Le motivazioni del prefetto: zone ad alta esposizione criminogena
La prefettura ha inoltre precisato che i provvedimenti contestati erano il risultato di decisioni assunte nell’ambito del Comitato provinciale per l’ordine e la sicurezza pubblica, in collaborazione con i sindaci e, in alcuni casi, su loro espressa richiesta. “I provvedimenti adottati dal prefetto erano scaturiti da decisioni, peraltro condivise con i sindaci e talvolta richieste dagli stessi, assunte in seno ad apposite sedute del Comitato provinciale per l’ordine e la sicurezza pubblica”.
Le aree interessate, secondo la prefettura, erano estremamente limitate nel loro perimetro e selezionate in base a segnalazioni relative a episodi di movida violenta e molesta, risse, fenomeni di degrado, aggressioni per futili motivi, atti di vandalismo, consumo eccessivo di alcool, inquinamento acustico, criminalità diffusa, con riferimento a reati contro il patrimonio, contro la persona, stupefacenti e armi
Erano stati inoltre individuati specifici destinatari delle misure di controllo: “soggetti che, già segnalati per determinati reati, assumono atteggiamenti aggressivi, minacciosi o insistentemente molesti”.

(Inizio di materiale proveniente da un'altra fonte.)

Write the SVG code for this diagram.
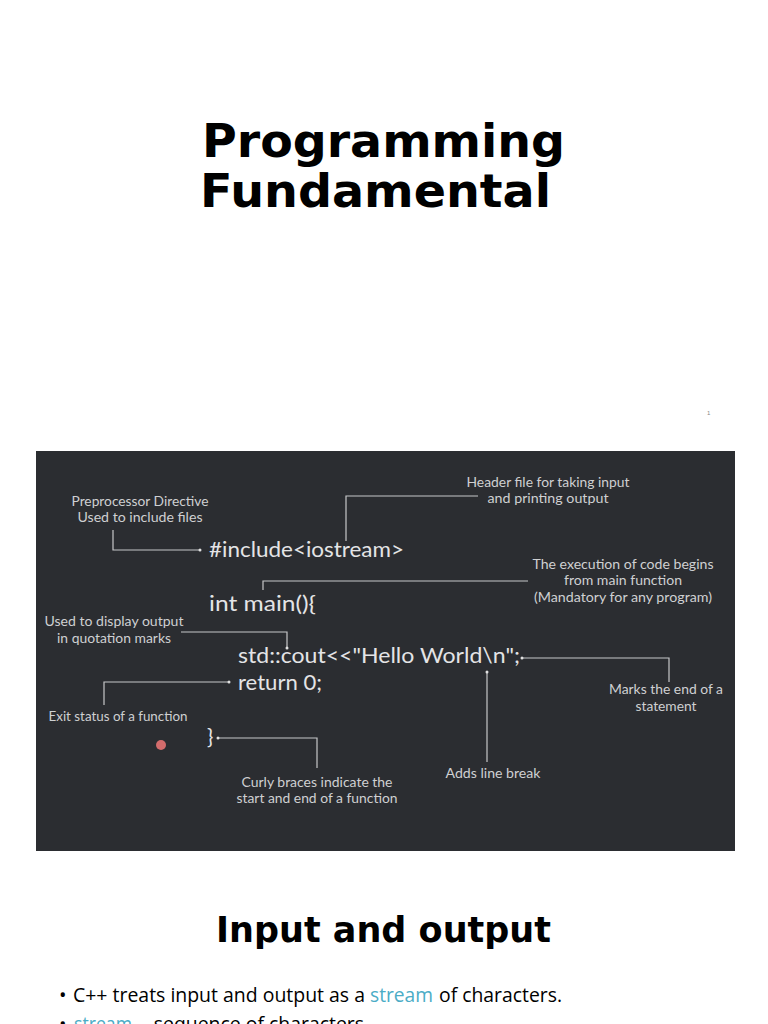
<svg xmlns="http://www.w3.org/2000/svg" width="768" height="1024" viewBox="0 0 768 1024">
<style>
.title{font-family:"DejaVu Sans",sans-serif;font-weight:bold;fill:#000}
.code{font-family:Lato,"Open Sans",sans-serif;font-size:21px;fill:#e4e4e6}
.ann{font-family:Lato,"Open Sans",sans-serif;font-size:14px;fill:#cfd0d2;text-anchor:middle}
.conn{fill:none;stroke:#c6c7c9;stroke-width:1.2}
.dot{fill:#e0e0e0}
.body{font-family:"Liberation Sans Narrow","Open Sans",sans-serif;font-size:20px;fill:#000}
.hl{fill:#4bacc6}
</style>
<rect width="768" height="1024" fill="#ffffff"/>
<g id="slide1-title">
<text class="title" x="202" y="157" font-size="47" textLength="363" lengthAdjust="spacingAndGlyphs">Programming</text>
<text class="title" x="200" y="207" font-size="47" textLength="351" lengthAdjust="spacingAndGlyphs">Fundamental</text>
</g>
<text x="707" y="415" font-family="Liberation Sans,sans-serif" font-size="6" fill="#888">1</text>
<g id="panel">
<rect x="36" y="451" width="699" height="400" fill="#2b2d31"/>
</g>
<g id="code">
<text class="code" x="209" y="557" textLength="195" lengthAdjust="spacingAndGlyphs">#include&lt;iostream&gt;</text>
<text class="code" x="209" y="611" textLength="107" lengthAdjust="spacingAndGlyphs">int main(){</text>
<text class="code" x="238" y="663" textLength="282" lengthAdjust="spacingAndGlyphs">std::cout&lt;&lt;"Hello World\n";</text>
<text class="code" x="238" y="690" textLength="84" lengthAdjust="spacingAndGlyphs">return 0;</text>
<text class="code" x="207" y="744">}</text>
</g>
<g id="connectors">
<polyline class="conn" points="113,530 113,550 200,550"/>
<circle class="dot" cx="200" cy="550" r="1.5"/>
<polyline class="conn" points="346,541 346,496 478,496"/>
<polyline class="conn" points="263,590 263,581 528,581"/>
<polyline class="conn" points="181,632 287,632 287,648"/>
<circle class="dot" cx="287" cy="648" r="1.5"/>
<polyline class="conn" points="522,658 669,658 669,682"/>
<circle class="dot" cx="522" cy="658" r="1.5"/>
<line class="conn" x1="487" y1="672" x2="487" y2="762"/>
<circle class="dot" cx="487" cy="672" r="1.5"/>
<polyline class="conn" points="104,705 104,682 229,682"/>
<circle class="dot" cx="229" cy="682" r="1.5"/>
<polyline class="conn" points="218,738 317,738 317,768"/>
<circle class="dot" cx="218" cy="738" r="1.5"/>
</g>
<g id="ann-preprocessor">
<text class="ann" x="140" y="506" textLength="137" lengthAdjust="spacingAndGlyphs">Preprocessor Directive</text>
<text class="ann" x="140" y="522" textLength="125" lengthAdjust="spacingAndGlyphs">Used to include files</text>
</g>
<g id="ann-header">
<text class="ann" x="548" y="487" textLength="163" lengthAdjust="spacingAndGlyphs">Header file for taking input</text>
<text class="ann" x="548" y="503" textLength="121" lengthAdjust="spacingAndGlyphs">and printing output</text>
</g>
<g id="ann-main">
<text class="ann" x="623" y="569" textLength="181" lengthAdjust="spacingAndGlyphs">The execution of code begins</text>
<text class="ann" x="623" y="585" textLength="118" lengthAdjust="spacingAndGlyphs">from main function</text>
<text class="ann" x="623" y="602" textLength="178" lengthAdjust="spacingAndGlyphs">(Mandatory for any program)</text>
</g>
<g id="ann-cout">
<text class="ann" x="114" y="626" textLength="139" lengthAdjust="spacingAndGlyphs">Used to display output</text>
<text class="ann" x="114" y="643" textLength="114" lengthAdjust="spacingAndGlyphs">in quotation marks</text>
</g>
<g id="ann-semicolon">
<text class="ann" x="666" y="694" textLength="114" lengthAdjust="spacingAndGlyphs">Marks the end of a</text>
<text class="ann" x="666" y="711" textLength="61" lengthAdjust="spacingAndGlyphs">statement</text>
</g>
<g id="ann-newline">
<text class="ann" x="493" y="778" textLength="95" lengthAdjust="spacingAndGlyphs">Adds line break</text>
</g>
<g id="ann-return">
<text class="ann" x="118" y="721" textLength="139" lengthAdjust="spacingAndGlyphs">Exit status of a function</text>
</g>
<g id="ann-braces">
<text class="ann" x="317" y="787" textLength="151" lengthAdjust="spacingAndGlyphs">Curly braces indicate the</text>
<text class="ann" x="317" y="803" textLength="161" lengthAdjust="spacingAndGlyphs">start and end of a function</text>
</g>
<circle cx="161" cy="745" r="5" fill="#e57373" opacity="0.9"/>
<g id="slide2-title">
<text class="title" x="216" y="942" font-size="35" textLength="335" lengthAdjust="spacingAndGlyphs">Input and output</text>
</g>
<g id="slide2-body">
<text class="body" x="59" y="1002">•</text>
<text class="body" x="73" y="1002" textLength="292" lengthAdjust="spacingAndGlyphs">C++ treats input and output as a</text>
<text class="body hl" x="370" y="1002" textLength="63" lengthAdjust="spacingAndGlyphs">stream</text>
<text class="body" x="439" y="1002" textLength="123" lengthAdjust="spacingAndGlyphs">of characters.</text>
<text class="body" x="59" y="1031">•</text>
<text class="body hl" x="74" y="1031" textLength="58" lengthAdjust="spacingAndGlyphs">stream</text>
<text class="body" x="139" y="1031" textLength="225" lengthAdjust="spacingAndGlyphs">– sequence of characters</text>
</g>
</svg>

Il futuro del provvedimento: si attende il Consiglio di Stato
Il contenzioso non è ancora concluso. Come sottolineato nella nota conclusiva della prefettura, “tale era il presupposto delle proroghe oggetto del contenzioso definitosi con la sentenza in esame, che sarà prontamente appellata innanzi al Consiglio di Stato”.
In attesa del pronunciamento definitivo, resta aperta la questione sull’equilibrio tra libertà individuali e necessità di sicurezza urbana, in un contesto cittadino complesso come quello di Napoli.